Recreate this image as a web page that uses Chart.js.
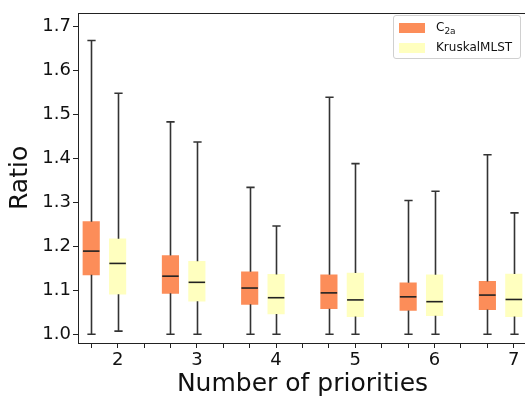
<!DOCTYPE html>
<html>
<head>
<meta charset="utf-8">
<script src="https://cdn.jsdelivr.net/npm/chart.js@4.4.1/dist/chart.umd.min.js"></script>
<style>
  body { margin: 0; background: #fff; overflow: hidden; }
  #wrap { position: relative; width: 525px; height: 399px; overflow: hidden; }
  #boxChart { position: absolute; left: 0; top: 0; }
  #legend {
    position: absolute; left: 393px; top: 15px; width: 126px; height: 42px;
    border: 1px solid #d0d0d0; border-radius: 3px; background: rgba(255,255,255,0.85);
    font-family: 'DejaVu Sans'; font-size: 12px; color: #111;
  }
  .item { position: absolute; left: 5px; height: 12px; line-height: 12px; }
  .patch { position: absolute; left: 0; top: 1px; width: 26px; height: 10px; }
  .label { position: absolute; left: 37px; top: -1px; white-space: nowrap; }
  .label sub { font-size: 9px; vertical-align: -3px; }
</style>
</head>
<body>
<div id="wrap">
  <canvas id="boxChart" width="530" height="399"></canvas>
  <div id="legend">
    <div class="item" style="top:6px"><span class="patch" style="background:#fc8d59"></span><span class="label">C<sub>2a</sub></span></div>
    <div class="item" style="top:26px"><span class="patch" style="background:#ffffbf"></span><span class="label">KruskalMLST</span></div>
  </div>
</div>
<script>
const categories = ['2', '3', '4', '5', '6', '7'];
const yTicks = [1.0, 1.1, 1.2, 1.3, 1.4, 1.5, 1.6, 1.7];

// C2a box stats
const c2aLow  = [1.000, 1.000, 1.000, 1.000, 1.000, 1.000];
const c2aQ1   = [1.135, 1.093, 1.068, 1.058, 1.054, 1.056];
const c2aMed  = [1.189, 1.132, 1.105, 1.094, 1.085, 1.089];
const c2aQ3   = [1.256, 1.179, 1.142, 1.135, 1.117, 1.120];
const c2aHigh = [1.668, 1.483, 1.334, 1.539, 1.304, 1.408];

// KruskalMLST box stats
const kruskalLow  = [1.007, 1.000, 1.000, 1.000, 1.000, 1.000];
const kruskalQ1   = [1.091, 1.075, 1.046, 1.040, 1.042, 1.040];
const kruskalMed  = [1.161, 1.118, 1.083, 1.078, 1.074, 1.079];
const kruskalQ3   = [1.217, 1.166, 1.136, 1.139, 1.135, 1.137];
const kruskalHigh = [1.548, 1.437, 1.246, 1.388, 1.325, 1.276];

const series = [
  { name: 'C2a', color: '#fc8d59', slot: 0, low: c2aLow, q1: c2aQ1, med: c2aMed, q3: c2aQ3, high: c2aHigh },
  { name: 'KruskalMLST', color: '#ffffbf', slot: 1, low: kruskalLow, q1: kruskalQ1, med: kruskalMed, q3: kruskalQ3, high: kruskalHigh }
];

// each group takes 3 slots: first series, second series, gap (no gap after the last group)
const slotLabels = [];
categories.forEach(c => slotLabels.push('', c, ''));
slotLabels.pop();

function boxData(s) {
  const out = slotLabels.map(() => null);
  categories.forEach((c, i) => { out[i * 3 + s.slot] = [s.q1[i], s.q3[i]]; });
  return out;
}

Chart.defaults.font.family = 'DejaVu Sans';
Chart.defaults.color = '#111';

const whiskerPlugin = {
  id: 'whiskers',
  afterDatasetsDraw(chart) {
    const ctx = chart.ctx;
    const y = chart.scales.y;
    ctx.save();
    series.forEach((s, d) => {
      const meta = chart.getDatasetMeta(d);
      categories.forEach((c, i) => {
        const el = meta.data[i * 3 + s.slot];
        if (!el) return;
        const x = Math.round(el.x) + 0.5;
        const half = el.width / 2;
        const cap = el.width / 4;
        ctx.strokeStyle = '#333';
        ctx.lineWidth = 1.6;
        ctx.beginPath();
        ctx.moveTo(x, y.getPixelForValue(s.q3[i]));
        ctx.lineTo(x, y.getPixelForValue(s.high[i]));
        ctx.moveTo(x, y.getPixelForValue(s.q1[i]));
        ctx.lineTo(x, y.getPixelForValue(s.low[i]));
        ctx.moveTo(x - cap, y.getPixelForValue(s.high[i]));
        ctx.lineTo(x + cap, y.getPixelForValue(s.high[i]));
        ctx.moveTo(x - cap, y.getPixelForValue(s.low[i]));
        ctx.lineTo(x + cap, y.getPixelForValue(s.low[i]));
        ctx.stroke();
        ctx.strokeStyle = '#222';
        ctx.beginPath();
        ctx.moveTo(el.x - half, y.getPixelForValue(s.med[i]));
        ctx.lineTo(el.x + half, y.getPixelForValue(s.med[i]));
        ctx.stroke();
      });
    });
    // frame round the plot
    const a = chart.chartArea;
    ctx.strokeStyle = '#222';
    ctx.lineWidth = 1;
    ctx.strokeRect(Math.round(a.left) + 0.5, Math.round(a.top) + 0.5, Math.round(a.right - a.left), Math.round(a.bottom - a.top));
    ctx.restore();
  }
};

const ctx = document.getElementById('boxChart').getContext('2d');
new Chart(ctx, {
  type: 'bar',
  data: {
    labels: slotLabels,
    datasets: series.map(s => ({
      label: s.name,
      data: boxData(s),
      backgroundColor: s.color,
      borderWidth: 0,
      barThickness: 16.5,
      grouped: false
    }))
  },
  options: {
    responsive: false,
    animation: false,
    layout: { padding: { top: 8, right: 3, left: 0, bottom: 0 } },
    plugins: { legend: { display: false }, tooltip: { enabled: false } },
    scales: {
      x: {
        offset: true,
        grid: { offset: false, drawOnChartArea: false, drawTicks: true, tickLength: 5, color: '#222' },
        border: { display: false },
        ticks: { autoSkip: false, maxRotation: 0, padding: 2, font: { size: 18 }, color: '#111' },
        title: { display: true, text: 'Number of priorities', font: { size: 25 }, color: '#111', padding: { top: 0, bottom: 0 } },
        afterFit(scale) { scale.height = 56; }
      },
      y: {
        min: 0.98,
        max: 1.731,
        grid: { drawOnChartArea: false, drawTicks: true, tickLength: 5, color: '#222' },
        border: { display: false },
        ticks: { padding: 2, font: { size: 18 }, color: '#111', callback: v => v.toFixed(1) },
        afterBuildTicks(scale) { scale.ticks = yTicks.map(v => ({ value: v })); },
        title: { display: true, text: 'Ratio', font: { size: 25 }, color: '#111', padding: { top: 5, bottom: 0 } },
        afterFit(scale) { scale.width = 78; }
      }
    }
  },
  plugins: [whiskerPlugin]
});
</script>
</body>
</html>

----------

* What is asked: Skipping the pictures, transcribe each line above exactly as it appears.

* Complete response:
Recreate this image as a web page that uses Chart.js.
<!DOCTYPE html>
<html>
<head>
<meta charset="utf-8">
<script src="https://cdn.jsdelivr.net/npm/chart.js@4.4.1/dist/chart.umd.min.js"></script>
<style>
  body { margin: 0; background: #fff; overflow: hidden; }
  #wrap { position: relative; width: 525px; height: 399px; overflow: hidden; }
  #boxChart { position: absolute; left: 0; top: 0; }
  #legend {
    position: absolute; left: 393px; top: 15px; width: 126px; height: 42px;
    border: 1px solid #d0d0d0; border-radius: 3px; background: rgba(255,255,255,0.85);
    font-family: 'DejaVu Sans'; font-size: 12px; color: #111;
  }
  .item { position: absolute; left: 5px; height: 12px; line-height: 12px; }
  .patch { position: absolute; left: 0; top: 1px; width: 26px; height: 10px; }
  .label { position: absolute; left: 37px; top: -1px; white-space: nowrap; }
  .label sub { font-size: 9px; vertical-align: -3px; }
</style>
</head>
<body>
<div id="wrap">
  <canvas id="boxChart" width="530" height="399"></canvas>
  <div id="legend">
    <div class="item" style="top:6px"><span class="patch" style="background:#fc8d59"></span><span class="label">C<sub>2a</sub></span></div>
    <div class="item" style="top:26px"><span class="patch" style="background:#ffffbf"></span><span class="label">KruskalMLST</span></div>
  </div>
</div>
<script>
const categories = ['2', '3', '4', '5', '6', '7'];
const yTicks = [1.0, 1.1, 1.2, 1.3, 1.4, 1.5, 1.6, 1.7];

// C2a box stats
const c2aLow  = [1.000, 1.000, 1.000, 1.000, 1.000, 1.000];
const c2aQ1   = [1.135, 1.093, 1.068, 1.058, 1.054, 1.056];
const c2aMed  = [1.189, 1.132, 1.105, 1.094, 1.085, 1.089];
const c2aQ3   = [1.256, 1.179, 1.142, 1.135, 1.117, 1.120];
const c2aHigh = [1.668, 1.483, 1.334, 1.539, 1.304, 1.408];

// KruskalMLST box stats
const kruskalLow  = [1.007, 1.000, 1.000, 1.000, 1.000, 1.000];
const kruskalQ1   = [1.091, 1.075, 1.046, 1.040, 1.042, 1.040];
const kruskalMed  = [1.161, 1.118, 1.083, 1.078, 1.074, 1.079];
const kruskalQ3   = [1.217, 1.166, 1.136, 1.139, 1.135, 1.137];
const kruskalHigh = [1.548, 1.437, 1.246, 1.388, 1.325, 1.276];

const series = [
  { name: 'C2a', color: '#fc8d59', slot: 0, low: c2aLow, q1: c2aQ1, med: c2aMed, q3: c2aQ3, high: c2aHigh },
  { name: 'KruskalMLST', color: '#ffffbf', slot: 1, low: kruskalLow, q1: kruskalQ1, med: kruskalMed, q3: kruskalQ3, high: kruskalHigh }
];

// each group takes 3 slots: first series, second series, gap (no gap after the last group)
const slotLabels = [];
categories.forEach(c => slotLabels.push('', c, ''));
slotLabels.pop();

function boxData(s) {
  const out = slotLabels.map(() => null);
  categories.forEach((c, i) => { out[i * 3 + s.slot] = [s.q1[i], s.q3[i]]; });
  return out;
}

Chart.defaults.font.family = 'DejaVu Sans';
Chart.defaults.color = '#111';

const whiskerPlugin = {
  id: 'whiskers',
  afterDatasetsDraw(chart) {
    const ctx = chart.ctx;
    const y = chart.scales.y;
    ctx.save();
    series.forEach((s, d) => {
      const meta = chart.getDatasetMeta(d);
      categories.forEach((c, i) => {
        const el = meta.data[i * 3 + s.slot];
        if (!el) return;
        const x = Math.round(el.x) + 0.5;
        const half = el.width / 2;
        const cap = el.width / 4;
        ctx.strokeStyle = '#333';
        ctx.lineWidth = 1.6;
        ctx.beginPath();
        ctx.moveTo(x, y.getPixelForValue(s.q3[i]));
        ctx.lineTo(x, y.getPixelForValue(s.high[i]));
        ctx.moveTo(x, y.getPixelForValue(s.q1[i]));
        ctx.lineTo(x, y.getPixelForValue(s.low[i]));
        ctx.moveTo(x - cap, y.getPixelForValue(s.high[i]));
        ctx.lineTo(x + cap, y.getPixelForValue(s.high[i]));
        ctx.moveTo(x - cap, y.getPixelForValue(s.low[i]));
        ctx.lineTo(x + cap, y.getPixelForValue(s.low[i]));
        ctx.stroke();
        ctx.strokeStyle = '#222';
        ctx.beginPath();
        ctx.moveTo(el.x - half, y.getPixelForValue(s.med[i]));
        ctx.lineTo(el.x + half, y.getPixelForValue(s.med[i]));
        ctx.stroke();
      });
    });
    // frame round the plot
    const a = chart.chartArea;
    ctx.strokeStyle = '#222';
    ctx.lineWidth = 1;
    ctx.strokeRect(Math.round(a.left) + 0.5, Math.round(a.top) + 0.5, Math.round(a.right - a.left), Math.round(a.bottom - a.top));
    ctx.restore();
  }
};

const ctx = document.getElementById('boxChart').getContext('2d');
new Chart(ctx, {
  type: 'bar',
  data: {
    labels: slotLabels,
    datasets: series.map(s => ({
      label: s.name,
      data: boxData(s),
      backgroundColor: s.color,
      borderWidth: 0,
      barThickness: 16.5,
      grouped: false
    }))
  },
  options: {
    responsive: false,
    animation: false,
    layout: { padding: { top: 8, right: 3, left: 0, bottom: 0 } },
    plugins: { legend: { display: false }, tooltip: { enabled: false } },
    scales: {
      x: {
        offset: true,
        grid: { offset: false, drawOnChartArea: false, drawTicks: true, tickLength: 5, color: '#222' },
        border: { display: false },
        ticks: { autoSkip: false, maxRotation: 0, padding: 2, font: { size: 18 }, color: '#111' },
        title: { display: true, text: 'Number of priorities', font: { size: 25 }, color: '#111', padding: { top: 0, bottom: 0 } },
        afterFit(scale) { scale.height = 56; }
      },
      y: {
        min: 0.98,
        max: 1.731,
        grid: { drawOnChartArea: false, drawTicks: true, tickLength: 5, color: '#222' },
        border: { display: false },
        ticks: { padding: 2, font: { size: 18 }, color: '#111', callback: v => v.toFixed(1) },
        afterBuildTicks(scale) { scale.ticks = yTicks.map(v => ({ value: v })); },
        title: { display: true, text: 'Ratio', font: { size: 25 }, color: '#111', padding: { top: 5, bottom: 0 } },
        afterFit(scale) { scale.width = 78; }
      }
    }
  },
  plugins: [whiskerPlugin]
});
</script>
</body>
</html>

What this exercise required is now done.